## WRITTEN PROBLEM
Only the lines from the start of the data through the line with "Chart.register(...registerables);" belong in the copy. Restate them word for word, minus the pictures.

## TASK MATERIAL
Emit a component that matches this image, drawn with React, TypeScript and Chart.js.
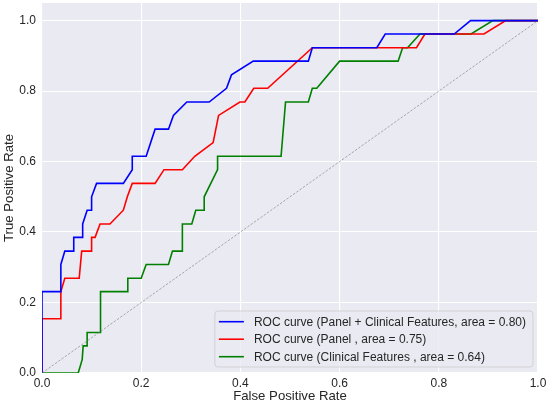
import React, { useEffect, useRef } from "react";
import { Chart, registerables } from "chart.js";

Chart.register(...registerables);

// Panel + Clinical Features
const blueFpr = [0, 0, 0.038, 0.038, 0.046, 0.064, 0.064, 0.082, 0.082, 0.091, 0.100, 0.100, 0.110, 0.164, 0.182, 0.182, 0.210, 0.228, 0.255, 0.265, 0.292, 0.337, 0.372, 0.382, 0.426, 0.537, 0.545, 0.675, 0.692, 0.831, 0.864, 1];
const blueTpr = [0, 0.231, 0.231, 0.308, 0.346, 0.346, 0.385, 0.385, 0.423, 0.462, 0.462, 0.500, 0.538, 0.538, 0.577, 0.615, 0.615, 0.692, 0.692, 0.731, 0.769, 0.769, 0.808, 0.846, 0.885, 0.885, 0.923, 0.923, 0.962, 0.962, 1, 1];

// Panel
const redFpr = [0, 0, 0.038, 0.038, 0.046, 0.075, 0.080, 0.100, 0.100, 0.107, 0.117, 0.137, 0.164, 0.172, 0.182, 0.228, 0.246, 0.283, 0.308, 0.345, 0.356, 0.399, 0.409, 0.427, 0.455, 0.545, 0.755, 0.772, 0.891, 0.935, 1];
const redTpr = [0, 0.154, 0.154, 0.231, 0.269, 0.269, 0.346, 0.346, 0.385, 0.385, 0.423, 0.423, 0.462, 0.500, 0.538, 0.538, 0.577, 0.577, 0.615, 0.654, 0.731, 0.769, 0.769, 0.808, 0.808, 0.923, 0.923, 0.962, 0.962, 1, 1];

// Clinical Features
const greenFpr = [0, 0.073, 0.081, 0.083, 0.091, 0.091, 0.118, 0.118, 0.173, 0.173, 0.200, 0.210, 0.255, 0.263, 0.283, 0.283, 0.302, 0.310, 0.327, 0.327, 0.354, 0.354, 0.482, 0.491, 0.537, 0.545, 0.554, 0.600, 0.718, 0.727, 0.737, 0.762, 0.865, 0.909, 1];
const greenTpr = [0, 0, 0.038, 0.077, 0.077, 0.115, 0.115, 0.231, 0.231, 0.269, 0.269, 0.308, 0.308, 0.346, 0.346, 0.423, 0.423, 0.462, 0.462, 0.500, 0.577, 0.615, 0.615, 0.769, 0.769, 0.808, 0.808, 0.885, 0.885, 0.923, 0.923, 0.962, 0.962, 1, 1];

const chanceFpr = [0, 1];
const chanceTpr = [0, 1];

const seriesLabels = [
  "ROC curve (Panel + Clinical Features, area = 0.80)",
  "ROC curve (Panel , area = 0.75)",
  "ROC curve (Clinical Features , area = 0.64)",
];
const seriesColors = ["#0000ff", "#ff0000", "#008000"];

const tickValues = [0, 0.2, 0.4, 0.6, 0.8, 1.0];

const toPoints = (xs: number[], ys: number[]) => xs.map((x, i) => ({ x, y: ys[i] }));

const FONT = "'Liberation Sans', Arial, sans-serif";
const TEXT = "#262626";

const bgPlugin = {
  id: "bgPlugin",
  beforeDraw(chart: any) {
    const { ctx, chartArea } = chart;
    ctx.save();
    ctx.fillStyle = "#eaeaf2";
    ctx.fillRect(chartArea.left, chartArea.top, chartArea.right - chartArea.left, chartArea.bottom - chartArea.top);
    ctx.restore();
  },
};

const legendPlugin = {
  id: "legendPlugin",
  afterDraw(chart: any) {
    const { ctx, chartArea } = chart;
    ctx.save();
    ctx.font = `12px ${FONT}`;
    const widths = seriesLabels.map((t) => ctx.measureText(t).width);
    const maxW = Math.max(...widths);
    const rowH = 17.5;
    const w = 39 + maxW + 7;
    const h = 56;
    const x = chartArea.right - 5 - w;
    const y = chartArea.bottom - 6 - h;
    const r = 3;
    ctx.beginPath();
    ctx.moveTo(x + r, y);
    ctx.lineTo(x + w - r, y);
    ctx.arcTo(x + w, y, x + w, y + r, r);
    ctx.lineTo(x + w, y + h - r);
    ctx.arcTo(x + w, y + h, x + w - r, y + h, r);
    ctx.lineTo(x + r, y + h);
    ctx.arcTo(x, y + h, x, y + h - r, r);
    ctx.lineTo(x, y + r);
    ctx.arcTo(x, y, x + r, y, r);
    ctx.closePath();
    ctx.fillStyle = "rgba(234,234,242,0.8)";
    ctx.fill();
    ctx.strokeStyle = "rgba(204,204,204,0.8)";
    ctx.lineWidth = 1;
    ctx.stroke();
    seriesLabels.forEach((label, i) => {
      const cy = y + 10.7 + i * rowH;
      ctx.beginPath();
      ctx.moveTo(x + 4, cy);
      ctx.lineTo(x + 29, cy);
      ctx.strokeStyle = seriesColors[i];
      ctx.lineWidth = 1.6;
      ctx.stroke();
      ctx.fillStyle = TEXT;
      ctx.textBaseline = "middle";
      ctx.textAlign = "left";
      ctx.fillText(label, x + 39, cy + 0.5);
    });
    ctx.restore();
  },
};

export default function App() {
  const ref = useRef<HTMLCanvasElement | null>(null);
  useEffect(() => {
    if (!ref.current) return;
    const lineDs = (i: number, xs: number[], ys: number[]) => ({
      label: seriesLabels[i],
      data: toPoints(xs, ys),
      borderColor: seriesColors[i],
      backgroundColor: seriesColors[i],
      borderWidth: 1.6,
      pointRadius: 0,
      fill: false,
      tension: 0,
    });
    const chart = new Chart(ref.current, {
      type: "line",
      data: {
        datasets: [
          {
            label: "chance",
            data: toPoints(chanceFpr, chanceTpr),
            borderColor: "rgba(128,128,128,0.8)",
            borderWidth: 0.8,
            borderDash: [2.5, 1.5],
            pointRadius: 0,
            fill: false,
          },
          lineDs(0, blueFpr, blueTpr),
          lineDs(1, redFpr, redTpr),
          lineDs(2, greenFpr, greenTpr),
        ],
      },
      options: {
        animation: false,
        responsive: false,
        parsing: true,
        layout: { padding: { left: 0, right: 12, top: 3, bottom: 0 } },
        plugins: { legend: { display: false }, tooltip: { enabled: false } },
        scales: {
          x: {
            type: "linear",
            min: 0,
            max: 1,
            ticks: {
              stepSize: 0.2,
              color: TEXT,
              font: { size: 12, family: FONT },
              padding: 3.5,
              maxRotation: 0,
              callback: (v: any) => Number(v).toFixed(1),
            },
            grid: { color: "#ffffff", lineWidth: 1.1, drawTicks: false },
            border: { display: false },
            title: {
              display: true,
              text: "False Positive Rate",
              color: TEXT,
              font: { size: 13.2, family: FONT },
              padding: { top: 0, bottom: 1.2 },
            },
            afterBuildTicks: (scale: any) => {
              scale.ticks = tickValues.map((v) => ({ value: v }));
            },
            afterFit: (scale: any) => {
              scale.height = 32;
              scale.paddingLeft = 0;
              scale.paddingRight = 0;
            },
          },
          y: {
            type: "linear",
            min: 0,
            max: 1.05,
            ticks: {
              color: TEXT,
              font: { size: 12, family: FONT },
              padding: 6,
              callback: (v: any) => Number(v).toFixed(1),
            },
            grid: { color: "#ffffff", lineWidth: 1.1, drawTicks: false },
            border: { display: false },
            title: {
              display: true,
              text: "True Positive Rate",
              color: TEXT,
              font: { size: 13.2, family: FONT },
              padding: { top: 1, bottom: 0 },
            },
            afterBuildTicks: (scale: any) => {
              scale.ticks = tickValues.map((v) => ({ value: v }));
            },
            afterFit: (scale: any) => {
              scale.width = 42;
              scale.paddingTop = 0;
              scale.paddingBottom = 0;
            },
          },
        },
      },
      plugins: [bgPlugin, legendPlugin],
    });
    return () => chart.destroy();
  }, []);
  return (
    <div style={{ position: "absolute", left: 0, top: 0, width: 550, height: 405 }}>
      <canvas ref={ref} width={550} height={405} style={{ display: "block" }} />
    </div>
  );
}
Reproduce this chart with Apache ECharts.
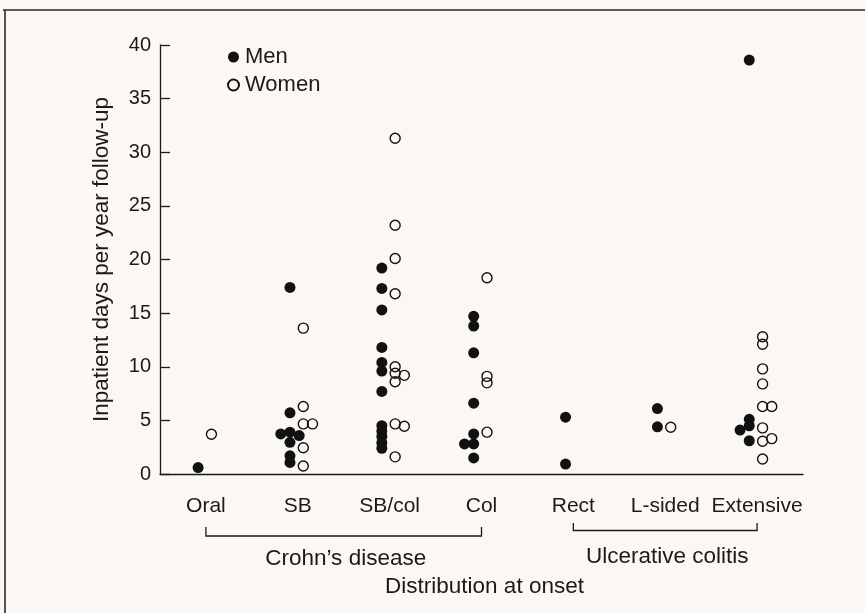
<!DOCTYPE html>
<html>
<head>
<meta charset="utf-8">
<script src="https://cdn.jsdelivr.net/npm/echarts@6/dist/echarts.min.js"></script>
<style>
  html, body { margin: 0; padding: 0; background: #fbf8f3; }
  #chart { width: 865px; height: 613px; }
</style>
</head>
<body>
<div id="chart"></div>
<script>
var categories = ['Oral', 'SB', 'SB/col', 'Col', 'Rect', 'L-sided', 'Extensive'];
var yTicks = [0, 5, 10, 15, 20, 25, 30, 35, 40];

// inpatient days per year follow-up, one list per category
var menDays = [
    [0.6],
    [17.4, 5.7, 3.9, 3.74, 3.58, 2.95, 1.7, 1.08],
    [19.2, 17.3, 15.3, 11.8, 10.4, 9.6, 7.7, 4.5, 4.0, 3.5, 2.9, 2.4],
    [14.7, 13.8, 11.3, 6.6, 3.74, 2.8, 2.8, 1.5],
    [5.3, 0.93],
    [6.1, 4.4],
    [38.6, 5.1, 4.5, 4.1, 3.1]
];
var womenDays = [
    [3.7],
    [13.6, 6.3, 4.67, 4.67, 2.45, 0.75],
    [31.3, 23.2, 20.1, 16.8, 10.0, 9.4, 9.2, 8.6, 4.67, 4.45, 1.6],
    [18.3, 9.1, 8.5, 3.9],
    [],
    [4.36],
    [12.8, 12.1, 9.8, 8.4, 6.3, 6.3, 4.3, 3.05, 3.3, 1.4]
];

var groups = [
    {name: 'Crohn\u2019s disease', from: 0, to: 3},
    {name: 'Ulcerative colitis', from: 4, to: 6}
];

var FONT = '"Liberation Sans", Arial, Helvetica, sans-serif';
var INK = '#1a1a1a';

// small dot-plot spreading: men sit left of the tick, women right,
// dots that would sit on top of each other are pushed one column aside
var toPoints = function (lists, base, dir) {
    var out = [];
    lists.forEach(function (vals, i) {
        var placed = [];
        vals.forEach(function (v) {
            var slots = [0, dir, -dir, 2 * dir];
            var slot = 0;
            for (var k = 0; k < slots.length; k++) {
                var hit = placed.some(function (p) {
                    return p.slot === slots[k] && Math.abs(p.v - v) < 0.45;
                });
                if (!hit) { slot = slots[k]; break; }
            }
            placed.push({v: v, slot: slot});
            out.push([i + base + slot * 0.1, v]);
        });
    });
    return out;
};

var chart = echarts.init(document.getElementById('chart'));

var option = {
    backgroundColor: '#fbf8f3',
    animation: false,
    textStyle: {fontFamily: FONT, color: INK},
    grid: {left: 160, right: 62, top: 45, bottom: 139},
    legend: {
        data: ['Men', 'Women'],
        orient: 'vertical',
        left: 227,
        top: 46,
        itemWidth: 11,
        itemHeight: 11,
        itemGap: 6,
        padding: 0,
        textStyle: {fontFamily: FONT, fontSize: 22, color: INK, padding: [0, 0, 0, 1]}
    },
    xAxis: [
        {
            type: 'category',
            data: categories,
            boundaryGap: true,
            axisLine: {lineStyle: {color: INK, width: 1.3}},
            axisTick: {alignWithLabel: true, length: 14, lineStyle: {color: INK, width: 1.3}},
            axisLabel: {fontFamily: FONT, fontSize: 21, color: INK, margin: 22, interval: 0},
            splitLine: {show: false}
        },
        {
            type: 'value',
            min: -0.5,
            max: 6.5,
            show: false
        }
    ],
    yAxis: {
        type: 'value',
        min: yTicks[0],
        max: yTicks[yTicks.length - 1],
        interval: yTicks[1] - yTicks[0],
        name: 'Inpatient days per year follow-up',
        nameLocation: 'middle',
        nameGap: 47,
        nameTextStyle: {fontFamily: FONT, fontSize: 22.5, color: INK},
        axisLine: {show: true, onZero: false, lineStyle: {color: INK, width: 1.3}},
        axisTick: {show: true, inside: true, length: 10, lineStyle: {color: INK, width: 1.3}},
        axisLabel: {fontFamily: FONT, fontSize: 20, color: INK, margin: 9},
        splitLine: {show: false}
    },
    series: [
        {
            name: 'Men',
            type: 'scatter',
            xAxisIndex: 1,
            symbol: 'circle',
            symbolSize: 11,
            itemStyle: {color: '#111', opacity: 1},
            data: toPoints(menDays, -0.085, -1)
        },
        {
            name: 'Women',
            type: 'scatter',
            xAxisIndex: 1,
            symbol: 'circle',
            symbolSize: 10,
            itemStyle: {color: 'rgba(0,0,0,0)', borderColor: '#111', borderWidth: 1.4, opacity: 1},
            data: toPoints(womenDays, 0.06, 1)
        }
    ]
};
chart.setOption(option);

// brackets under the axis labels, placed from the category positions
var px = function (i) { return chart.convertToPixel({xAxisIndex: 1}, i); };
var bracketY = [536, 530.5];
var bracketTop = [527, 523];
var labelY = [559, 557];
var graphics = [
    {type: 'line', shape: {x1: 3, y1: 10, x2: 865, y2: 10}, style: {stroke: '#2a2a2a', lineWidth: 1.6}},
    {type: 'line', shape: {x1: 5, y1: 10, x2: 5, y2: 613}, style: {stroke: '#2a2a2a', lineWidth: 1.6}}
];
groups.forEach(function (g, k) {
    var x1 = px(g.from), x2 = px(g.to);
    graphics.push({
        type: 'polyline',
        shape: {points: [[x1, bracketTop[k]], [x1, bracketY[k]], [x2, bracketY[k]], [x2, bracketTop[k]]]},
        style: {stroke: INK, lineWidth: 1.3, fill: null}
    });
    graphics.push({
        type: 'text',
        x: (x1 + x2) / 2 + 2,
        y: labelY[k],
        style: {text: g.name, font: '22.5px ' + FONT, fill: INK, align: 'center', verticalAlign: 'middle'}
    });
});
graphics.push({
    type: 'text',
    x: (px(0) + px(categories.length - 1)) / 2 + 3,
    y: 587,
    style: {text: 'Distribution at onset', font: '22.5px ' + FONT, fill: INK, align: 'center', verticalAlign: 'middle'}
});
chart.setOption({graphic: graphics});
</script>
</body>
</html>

## FULL ANSWER
Emit a component that matches this image, drawn with React, TypeScript and Chart.js.
import React, { useEffect, useRef } from "react";
import { Chart, registerables } from "chart.js";

Chart.register(...registerables);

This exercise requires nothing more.